5 thoughts on “Precis”

  1. it ought to be astounding…

    Whose brilliant idea was it to allow media consolidation? This paragraph by David Brin still stuns:

    We have the illusion of choice… but six media giants now control a staggering 90% of what we read, watch or listen to. These companies are: CBS, Viacom, Disney, GE, NewsCorp (which includes Fox and the Wall Street Journal) and Time Warner (which includes CNN, HBO, Time and Warner Bros). The largest owner of radio stations in the U.S., Clear Channel, operates 1,200 stations, airing shows by the likes of Limbaugh and Hannity, with programs syndicated to more than 5,000 stations. And who owns Clear Channel? Bain Capital purchased Clear Channel shortly before Mitt Romney’s 2008 presidential bid One clear reason why conservative talk show hosts support Mitt? And weren’t we supposed to be more independent and broad in in our access to information, by now?

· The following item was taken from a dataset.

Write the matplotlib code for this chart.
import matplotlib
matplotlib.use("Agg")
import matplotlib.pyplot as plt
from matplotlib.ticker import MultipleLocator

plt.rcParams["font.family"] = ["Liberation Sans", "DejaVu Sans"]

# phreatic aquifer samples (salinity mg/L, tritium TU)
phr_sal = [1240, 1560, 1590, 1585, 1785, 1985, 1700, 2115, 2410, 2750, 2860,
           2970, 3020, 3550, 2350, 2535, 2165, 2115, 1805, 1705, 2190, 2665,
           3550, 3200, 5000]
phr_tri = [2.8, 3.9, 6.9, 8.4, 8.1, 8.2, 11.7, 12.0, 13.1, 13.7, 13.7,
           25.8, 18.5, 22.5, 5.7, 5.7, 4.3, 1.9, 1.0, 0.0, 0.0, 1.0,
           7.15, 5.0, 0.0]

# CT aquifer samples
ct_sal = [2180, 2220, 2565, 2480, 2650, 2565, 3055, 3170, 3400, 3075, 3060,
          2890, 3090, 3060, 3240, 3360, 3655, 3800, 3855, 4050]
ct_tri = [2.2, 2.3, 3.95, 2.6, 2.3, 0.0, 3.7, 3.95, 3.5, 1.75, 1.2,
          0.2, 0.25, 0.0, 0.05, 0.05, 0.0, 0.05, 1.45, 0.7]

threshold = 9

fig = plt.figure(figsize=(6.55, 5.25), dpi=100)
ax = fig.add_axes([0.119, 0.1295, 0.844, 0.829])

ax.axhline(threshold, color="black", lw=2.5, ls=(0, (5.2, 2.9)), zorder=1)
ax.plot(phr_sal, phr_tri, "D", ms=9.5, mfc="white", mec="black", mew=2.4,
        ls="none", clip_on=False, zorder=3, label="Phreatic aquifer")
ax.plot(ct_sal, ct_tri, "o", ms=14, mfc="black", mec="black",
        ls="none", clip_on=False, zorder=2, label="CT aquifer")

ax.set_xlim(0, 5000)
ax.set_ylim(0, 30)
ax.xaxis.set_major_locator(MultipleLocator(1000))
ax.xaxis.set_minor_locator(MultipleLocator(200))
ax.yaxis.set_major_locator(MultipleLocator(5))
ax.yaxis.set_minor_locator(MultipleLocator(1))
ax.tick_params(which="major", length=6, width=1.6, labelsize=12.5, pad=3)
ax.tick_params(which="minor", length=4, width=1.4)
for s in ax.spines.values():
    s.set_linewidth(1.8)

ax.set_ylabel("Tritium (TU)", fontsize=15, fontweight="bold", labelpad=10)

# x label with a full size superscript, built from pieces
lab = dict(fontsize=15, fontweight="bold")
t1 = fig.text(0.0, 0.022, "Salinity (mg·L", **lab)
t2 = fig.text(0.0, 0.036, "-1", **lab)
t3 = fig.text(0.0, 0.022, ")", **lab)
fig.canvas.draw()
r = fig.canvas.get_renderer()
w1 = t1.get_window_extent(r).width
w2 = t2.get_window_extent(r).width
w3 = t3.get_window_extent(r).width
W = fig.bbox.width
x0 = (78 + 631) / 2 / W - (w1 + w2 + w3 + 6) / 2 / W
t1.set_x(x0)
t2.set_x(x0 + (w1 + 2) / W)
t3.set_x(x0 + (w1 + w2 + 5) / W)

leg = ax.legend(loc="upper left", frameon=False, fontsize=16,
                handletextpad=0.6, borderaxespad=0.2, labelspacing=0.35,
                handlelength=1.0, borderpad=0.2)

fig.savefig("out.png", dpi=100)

    Blame it on the neoliberals: http://en.wikipedia.org/wiki/Concentration_of_media_ownership#Deregulation
    But I want to know specifically: What bipartisan coalition of neoliberal losers and when?

    Q: Twenty years from now will we hold accountable the losers who today claim Global Warming is a liberal hoax?
    A: Do we hold the media consolidators accountable today?

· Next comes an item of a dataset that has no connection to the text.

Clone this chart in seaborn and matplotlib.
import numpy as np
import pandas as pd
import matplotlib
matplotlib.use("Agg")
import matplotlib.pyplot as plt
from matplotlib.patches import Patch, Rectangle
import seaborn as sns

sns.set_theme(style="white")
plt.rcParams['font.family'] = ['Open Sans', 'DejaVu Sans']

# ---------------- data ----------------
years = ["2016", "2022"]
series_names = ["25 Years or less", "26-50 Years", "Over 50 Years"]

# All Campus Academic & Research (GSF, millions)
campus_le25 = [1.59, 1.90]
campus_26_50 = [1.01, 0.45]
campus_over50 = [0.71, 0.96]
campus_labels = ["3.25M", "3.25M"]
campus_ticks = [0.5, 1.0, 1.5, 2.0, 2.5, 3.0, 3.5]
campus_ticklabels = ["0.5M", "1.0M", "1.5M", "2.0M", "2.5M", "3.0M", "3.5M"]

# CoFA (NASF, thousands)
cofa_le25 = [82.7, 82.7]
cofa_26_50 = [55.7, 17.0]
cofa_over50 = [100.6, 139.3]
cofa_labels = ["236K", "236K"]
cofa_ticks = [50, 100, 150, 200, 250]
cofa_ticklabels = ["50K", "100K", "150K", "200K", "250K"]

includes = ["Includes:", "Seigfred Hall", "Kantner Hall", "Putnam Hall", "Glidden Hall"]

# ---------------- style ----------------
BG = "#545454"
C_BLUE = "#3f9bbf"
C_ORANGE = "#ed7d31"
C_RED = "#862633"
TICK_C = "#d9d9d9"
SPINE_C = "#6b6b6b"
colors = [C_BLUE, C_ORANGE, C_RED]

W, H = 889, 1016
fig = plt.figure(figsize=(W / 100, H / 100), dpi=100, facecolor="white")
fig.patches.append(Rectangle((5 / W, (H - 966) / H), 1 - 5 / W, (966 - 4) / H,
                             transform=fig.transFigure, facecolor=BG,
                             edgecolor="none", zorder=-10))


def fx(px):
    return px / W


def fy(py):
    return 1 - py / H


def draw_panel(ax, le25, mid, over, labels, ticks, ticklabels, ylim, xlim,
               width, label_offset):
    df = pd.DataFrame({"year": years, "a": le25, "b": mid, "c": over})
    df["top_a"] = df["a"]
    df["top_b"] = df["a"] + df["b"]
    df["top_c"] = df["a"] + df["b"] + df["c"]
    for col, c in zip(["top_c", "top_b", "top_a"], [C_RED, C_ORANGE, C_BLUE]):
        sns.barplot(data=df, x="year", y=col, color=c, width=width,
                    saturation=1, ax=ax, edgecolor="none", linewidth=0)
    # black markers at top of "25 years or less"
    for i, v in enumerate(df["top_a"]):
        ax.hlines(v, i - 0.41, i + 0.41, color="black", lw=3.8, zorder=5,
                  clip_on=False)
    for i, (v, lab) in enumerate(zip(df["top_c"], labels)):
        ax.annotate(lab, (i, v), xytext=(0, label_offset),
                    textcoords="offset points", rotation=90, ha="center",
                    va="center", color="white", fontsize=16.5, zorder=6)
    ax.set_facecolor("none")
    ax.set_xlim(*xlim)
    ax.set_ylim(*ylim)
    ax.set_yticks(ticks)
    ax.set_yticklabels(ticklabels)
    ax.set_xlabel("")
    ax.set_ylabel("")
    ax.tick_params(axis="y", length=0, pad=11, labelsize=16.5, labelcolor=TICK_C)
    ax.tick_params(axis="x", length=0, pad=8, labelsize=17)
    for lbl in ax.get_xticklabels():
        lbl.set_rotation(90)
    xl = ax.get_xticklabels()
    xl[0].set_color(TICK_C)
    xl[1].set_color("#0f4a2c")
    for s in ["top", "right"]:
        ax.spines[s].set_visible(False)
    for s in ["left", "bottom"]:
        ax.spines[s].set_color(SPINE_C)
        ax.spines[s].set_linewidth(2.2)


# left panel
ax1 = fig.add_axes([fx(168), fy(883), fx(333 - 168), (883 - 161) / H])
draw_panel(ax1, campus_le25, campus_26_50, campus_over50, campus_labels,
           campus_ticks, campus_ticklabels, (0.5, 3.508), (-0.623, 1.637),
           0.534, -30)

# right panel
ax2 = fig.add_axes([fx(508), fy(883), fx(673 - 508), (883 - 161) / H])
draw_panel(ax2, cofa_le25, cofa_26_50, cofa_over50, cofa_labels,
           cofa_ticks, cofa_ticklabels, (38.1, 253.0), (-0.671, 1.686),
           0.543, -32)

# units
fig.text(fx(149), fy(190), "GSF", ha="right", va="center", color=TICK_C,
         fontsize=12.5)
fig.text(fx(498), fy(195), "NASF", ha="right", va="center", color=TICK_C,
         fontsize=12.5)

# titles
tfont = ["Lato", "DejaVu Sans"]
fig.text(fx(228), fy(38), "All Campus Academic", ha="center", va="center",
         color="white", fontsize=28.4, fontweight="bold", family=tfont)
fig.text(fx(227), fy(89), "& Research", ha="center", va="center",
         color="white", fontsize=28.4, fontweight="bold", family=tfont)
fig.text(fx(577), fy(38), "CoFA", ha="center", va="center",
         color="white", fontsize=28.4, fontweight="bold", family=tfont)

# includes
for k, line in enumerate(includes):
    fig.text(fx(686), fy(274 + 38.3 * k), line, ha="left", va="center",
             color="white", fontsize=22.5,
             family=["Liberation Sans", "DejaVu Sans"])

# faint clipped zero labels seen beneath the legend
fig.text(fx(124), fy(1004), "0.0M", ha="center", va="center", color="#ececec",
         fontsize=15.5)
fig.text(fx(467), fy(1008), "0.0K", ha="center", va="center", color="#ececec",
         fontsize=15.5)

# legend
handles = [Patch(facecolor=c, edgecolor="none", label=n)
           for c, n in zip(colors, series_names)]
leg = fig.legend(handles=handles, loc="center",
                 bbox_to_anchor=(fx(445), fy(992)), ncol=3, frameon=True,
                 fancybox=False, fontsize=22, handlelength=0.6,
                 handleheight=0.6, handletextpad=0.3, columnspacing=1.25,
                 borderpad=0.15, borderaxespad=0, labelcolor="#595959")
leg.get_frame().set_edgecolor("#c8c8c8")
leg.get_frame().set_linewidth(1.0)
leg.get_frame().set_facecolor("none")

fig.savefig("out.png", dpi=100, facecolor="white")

    Screw the pooch today, no one will remember you for it tomorrow.

  2. It should be astounding, but it’s not.

    This is easy to understand, actually. The Bob Schieffers of the world find it convenient to assume that both sides are running negative ads. This has many advantages. It gives them something to tut-tut about while still appearing impartial. It gives them an air of seriousness about things without having to actually understand or think about any of the issues. And of course the assumption itself, as well as the opportunity to strike poses means they can collect their paychecks with no real effort of any kind. Further, their colleagues in the media ar emostly playing similar games, so will not call them.

    1. The Bob Schieffers of the world didn’t get to where they are by rocking the boat. Anyone in the biz can give you a long list of people whose careers stalled, or burned out, or got shifted to the softer beats because they weren’t team players. Artificial selection is a wondrous thing, because it produces people who truly believe the garbage they’re asked to spout.

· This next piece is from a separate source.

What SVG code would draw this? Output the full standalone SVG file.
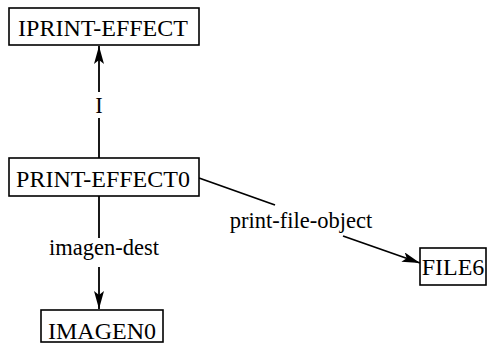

  3. Well, look at the candidates. What is there to say about a man as boring as Mitt Romney? How you can run an ad, either negative or positive, about such a non-entity? I know committed liberals have convinced themselves that Romney is evil incarnate, but I doubt that his scandals would hold the interest of the kind of disengaged voters who could be swayed by campaign ads. Same with his achievements. Naturally both sides would prefer to talk about Obama, because he’s more interesting.

  4. Sullivan’s admittedly imprecise data (taken from Politifact, however, which means an accurate representation of how it’s presented to the public) show clearly the right’s betrothal to the “big lie,” the sweeping distortions that actually shape public perception in a real and lasting way. This is why rightwing authoritarianism wins the real framing wars, creating the fundamental, non-conscious assumptions that precede and shape perception - the persistent, unhesitating use of base, emotionally powerful, highly distorting lies. Facts will not counter these primal attacks, this dehumanizing ‘otherization,’ and post Citizen’s this tactic takes on a whole new dimension. Democrats better get their game up - nice guy mewling (see: Harry Reid) and twelve level chess will not stand a chance, across groups and over time, against unlimited money and the relentless, amoral hunger for power of modern conservatism (see: Wisconsin). As go the states, so goes the country, and christianist, corporatist authoritarianism has shown it can change the game - act first, and buy (electoral, narrative, media) legitimacy later. Unless and until the left returns to FDR style, us vs. them shaping of primary emotional states (of which Obama has ventured a bit with his populism), democracy as the left likes to understand it is in big trouble. It’s a new game.